Yesterday, Evans was so bad against Burnley that United fans took to Twitter to call him "a joke," "a liability," and "clueless." One user even said that he had become used to the sight of Evans appearing in frame moments after the ball hits the back of the net. ESPN was a little more diplomatic, saying Evans had "a somewhat subpar night" whose biggest impact in the game was injuring teammate Daley Blind. "[Evans's] slump in form has been so prolonged that it is difficult to see him emerging from it any time soon," ESPN noted less diplomatically. No longer does Evans look like a future United captain. Instead, he seems destined to join the likes of John O'Shea and Wes Brown at Sunderland.

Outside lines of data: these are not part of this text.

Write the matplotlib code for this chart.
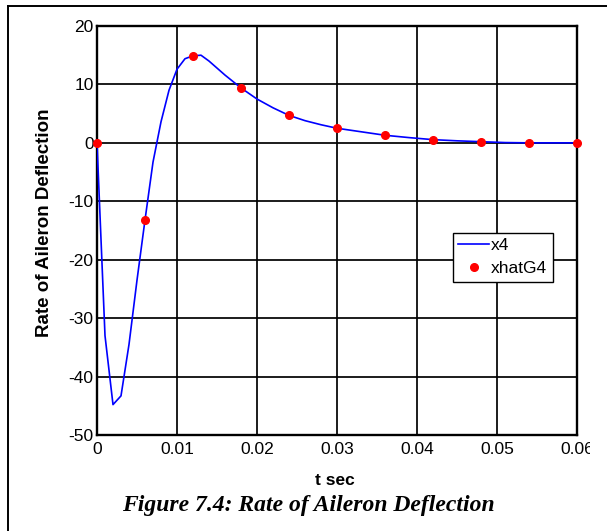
import matplotlib
matplotlib.use('Agg')
import matplotlib.pyplot as plt
from matplotlib.lines import Line2D
from matplotlib.transforms import Bbox, TransformedBbox
import numpy as np

plt.rcParams['font.family'] = ['Liberation Sans', 'DejaVu Sans']
plt.rcParams['axes.unicode_minus'] = False

# x4 : true state
t_x4 = [0, 0.001, 0.002, 0.003, 0.004, 0.005, 0.006, 0.007, 0.008, 0.009,
        0.010, 0.011, 0.012, 0.013, 0.014, 0.015, 0.016, 0.017, 0.018, 0.020,
        0.022, 0.024, 0.026, 0.028, 0.030, 0.033, 0.036, 0.039, 0.042, 0.045,
        0.048, 0.051, 0.054, 0.057, 0.060]
x4 = [0, -33.0, -44.8, -43.3, -34.5, -23.5, -13.2, -3.3, 3.6, 9.0,
      12.6, 14.4, 14.9, 15.0, 14.0, 12.8, 11.6, 10.5, 9.4, 7.5,
      6.0, 4.7, 3.8, 3.1, 2.5, 1.9, 1.3, 0.9, 0.55, 0.35,
      0.2, 0.05, 0.0, 0.0, 0.0]

# xhatG4 : estimate samples
t_hat = [0, 0.006, 0.012, 0.018, 0.024, 0.030, 0.036, 0.042, 0.048, 0.054, 0.060]
xhatG4 = [0, -13.2, 14.85, 9.4, 4.7, 2.5, 1.3, 0.5, 0.17, -0.05, -0.05]

xticks = [0, 0.01, 0.02, 0.03, 0.04, 0.05, 0.06]
xticklabels = ['0', '0.01', '0.02', '0.03', '0.04', '0.05', '0.06']
yticks = [-50, -40, -30, -20, -10, 0, 10, 20]

W, H = 607, 531
fig = plt.figure(figsize=(W/100, H/100), dpi=100)
ax = fig.add_axes([97/W, 1-435/H, 480/W, 409/H])

ax.plot(t_x4, x4, color='#0000ff', lw=1.2, label='x4', zorder=3)
ax.plot(t_hat, xhatG4, 'o', color='#ff0000', ms=5.5, mec='#ff0000',
        label='xhatG4', clip_on=False, zorder=4)

ax.set_xlim(0, 0.06)
ax.set_ylim(-50, 20)
ax.set_xticks(xticks)
ax.set_xticklabels(xticklabels)
ax.set_yticks(yticks)
ax.tick_params(direction='in', length=0, labelsize=12.5, pad=2.5)
ax.tick_params(axis='x', pad=5)
ax.grid(True, color='k', lw=1.25, ls='-')
for s in ax.spines.values():
    s.set_linewidth(1.7)

ax.set_ylabel('Rate of Aileron Deflection', fontsize=13.5, fontweight='bold')
ax.yaxis.set_label_coords(-0.092, 0.52)
ax.set_xlabel('t sec', fontsize=12.5, fontweight='bold')
ax.xaxis.set_label_coords(0.495, -0.093)

leg = ax.legend(loc='upper left', bbox_to_anchor=(453/W, 1-233/H),
                bbox_transform=fig.transFigure, borderaxespad=0,
                fontsize=12.5, fancybox=False, framealpha=1, edgecolor='k',
                handlelength=1.8, handletextpad=0.1, borderpad=0.3,
                labelspacing=0.45)
leg.get_frame().set_linewidth(1.0)

# the last tick label is cut in the original picture
clip = TransformedBbox(Bbox([[0, 0], [590/W, 1]]), fig.transFigure)
lbl = ax.get_xticklabels()[-1]
lbl.set_clip_on(True)
lbl.set_clip_box(clip)

# outer frame
fig.add_artist(Line2D([8/W, 8/W], [0, 1-6/H], transform=fig.transFigure, color='k', lw=1.4))
fig.add_artist(Line2D([8/W, 1], [1-6/H, 1-6/H], transform=fig.transFigure, color='k', lw=1.4))

fig.text(308/W, 1-505/H, 'Figure 7.4: Rate of Aileron Deflection',
         family=['Liberation Serif', 'DejaVu Serif'], fontsize=17,
         fontweight='bold', style='italic', ha='center', va='center')

plt.savefig('out.png', dpi=100)
plt.close()
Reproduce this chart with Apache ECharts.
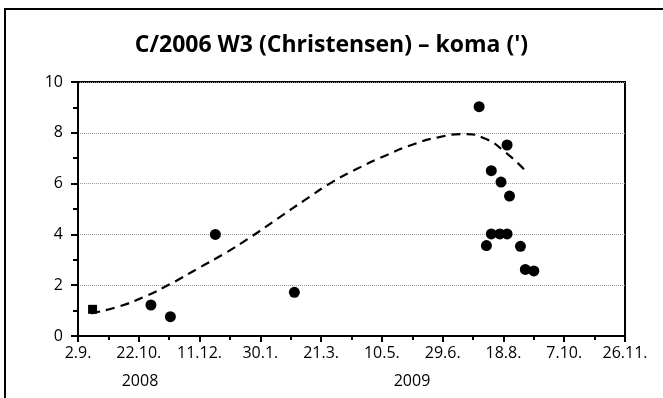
<!DOCTYPE html>
<html><head><meta charset="utf-8">
<script src="https://cdn.jsdelivr.net/npm/echarts@6/dist/echarts.min.js"></script>
<style>html,body{margin:0;padding:0;background:#fff}#c{width:663px;height:398px}</style>
</head><body><div id="c"></div>
<script>
// Reference start date of the axis (day 0)
const startDate = '2008-09-02';
const axisDays = 450;         // 2.9.2008 .. 26.11.2009
const tickStepDays = 50;
const yTicks = [0, 2, 4, 6, 8, 10];

// First observation (square marker)
const firstObs = [['2008-09-14', 1.05]];
// Other coma observations [date, coma size in arcmin]
const observations = [
  ['2008-11-01', 1.22],
  ['2008-11-17', 0.76],
  ['2008-12-24', 4.0],
  ['2009-02-27', 1.72],
  ['2009-07-29', 9.03],
  ['2009-08-21', 7.52],
  ['2009-08-08', 6.51],
  ['2009-08-16', 6.06],
  ['2009-08-23', 5.51],
  ['2009-08-08', 4.02],
  ['2009-08-15', 4.02],
  ['2009-08-21', 4.02],
  ['2009-08-04', 3.56],
  ['2009-09-01', 3.53],
  ['2009-09-05', 2.62],
  ['2009-09-12', 2.56]
];
// Trend curve [day offset from startDate, value]
const trend = [
  [11, 0.89], [32.9, 1.15], [54.9, 1.55], [76.8, 2.07], [98.7, 2.66], [120.7, 3.25],
  [142.6, 3.91], [164.5, 4.63], [186.5, 5.35], [208.4, 6.04], [230.3, 6.60], [252.3, 7.09],
  [274.3, 7.52], [296.2, 7.82], [318.1, 7.95], [334.6, 7.78], [351, 7.26], [368.9, 6.47]
];

const DAY = 86400000;
const t0 = Date.parse(startDate + 'T00:00:00Z');
const toDay = s => Math.round((Date.parse(s + 'T00:00:00Z') - t0) / DAY);
const conv = arr => arr.map(d => [toDay(d[0]), d[1]]);
const fmtDay = v => { const d = new Date(t0 + v * DAY); return d.getUTCDate() + '.' + (d.getUTCMonth() + 1) + '.'; };

const FONT = 'Open Sans';
const chart = echarts.init(document.getElementById('c'));
chart.setOption({
  animation: false,
  title: {
    text: "C/2006 W3 (Christensen) – koma (')",
    left: 'center', top: 29,
    textStyle: { fontFamily: FONT, fontWeight: 'bold', fontSize: 23, color: '#000' }
  },
  graphic: [
    { type: 'rect', shape: { x: 5, y: 9, width: 720, height: 420 }, style: { fill: 'none', stroke: '#000', lineWidth: 2 }, silent: true },
    { type: 'text', x: 140, y: 381, style: { text: '2008', font: '16px "' + FONT + '"', fill: '#000', textAlign: 'center', textVerticalAlign: 'middle' } },
    { type: 'text', x: 412, y: 381, style: { text: '2009', font: '16px "' + FONT + '"', fill: '#000', textAlign: 'center', textVerticalAlign: 'middle' } }
  ],
  grid: { left: 78, right: 38, top: 82, bottom: 62, show: true, borderColor: '#000', borderWidth: 2, backgroundColor: 'transparent' },
  xAxis: {
    type: 'value', min: 0, max: axisDays, interval: tickStepDays,
    axisLine: { lineStyle: { color: '#000', width: 2 } },
    axisTick: { length: 6, lineStyle: { color: '#000', width: 2 } },
    minorTick: { show: true, splitNumber: 2, length: 4, lineStyle: { color: '#000', width: 2 } },
    splitLine: { show: false },
    axisLabel: { formatter: fmtDay, fontFamily: FONT, fontSize: 16, color: '#000', margin: 9 }
  },
  yAxis: {
    type: 'value', min: yTicks[0], max: yTicks[yTicks.length - 1], interval: 2,
    axisLine: { show: true, lineStyle: { color: '#000', width: 2 } },
    axisTick: { show: true, length: 7, lineStyle: { color: '#000', width: 2 } },
    minorTick: { show: true, splitNumber: 2, length: 5, lineStyle: { color: '#000', width: 2 } },
    splitLine: { show: true, lineStyle: { color: '#999', width: 1, type: [1, 1] } },
    axisLabel: { fontFamily: FONT, fontSize: 16, color: '#000', margin: 15 }
  },
  series: [
    { type: 'line', data: trend, smooth: 0.5, symbol: 'none', z: 2,
      lineStyle: { color: '#000', width: 2.2, type: [9, 6] } },
    { type: 'scatter', data: conv(firstObs), symbol: 'rect', symbolSize: 9, itemStyle: { color: '#000', opacity: 1 }, z: 3 },
    { type: 'scatter', data: conv(observations), symbol: 'circle', symbolSize: 11, itemStyle: { color: '#000', opacity: 1 }, z: 3 }
  ]
});
</script></body></html>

Obviously, not all of this is due to Ferguson leaving. Evans always seems to get hurt during the course of the season and often misses significant chunks of time. Those injuries have surely taken a toll on him. Additionally, it's fair to wonder if Evans was really as good as he seemed, or if he looked better than he really was because he had Vidic or Ferdinand playing beside him. Playing for van Gaal hasn't helped, as Evans (along with the others) have struggled as a result of the manager constantly switching between a back-three and a back-four.
But it must be difficult for him now that he no longer has his biggest supporter standing behind him. Evans said last year that losing Ferguson was a bigger deal than anyone realized. Looking at his form since then, Jonny Evans was right on the money.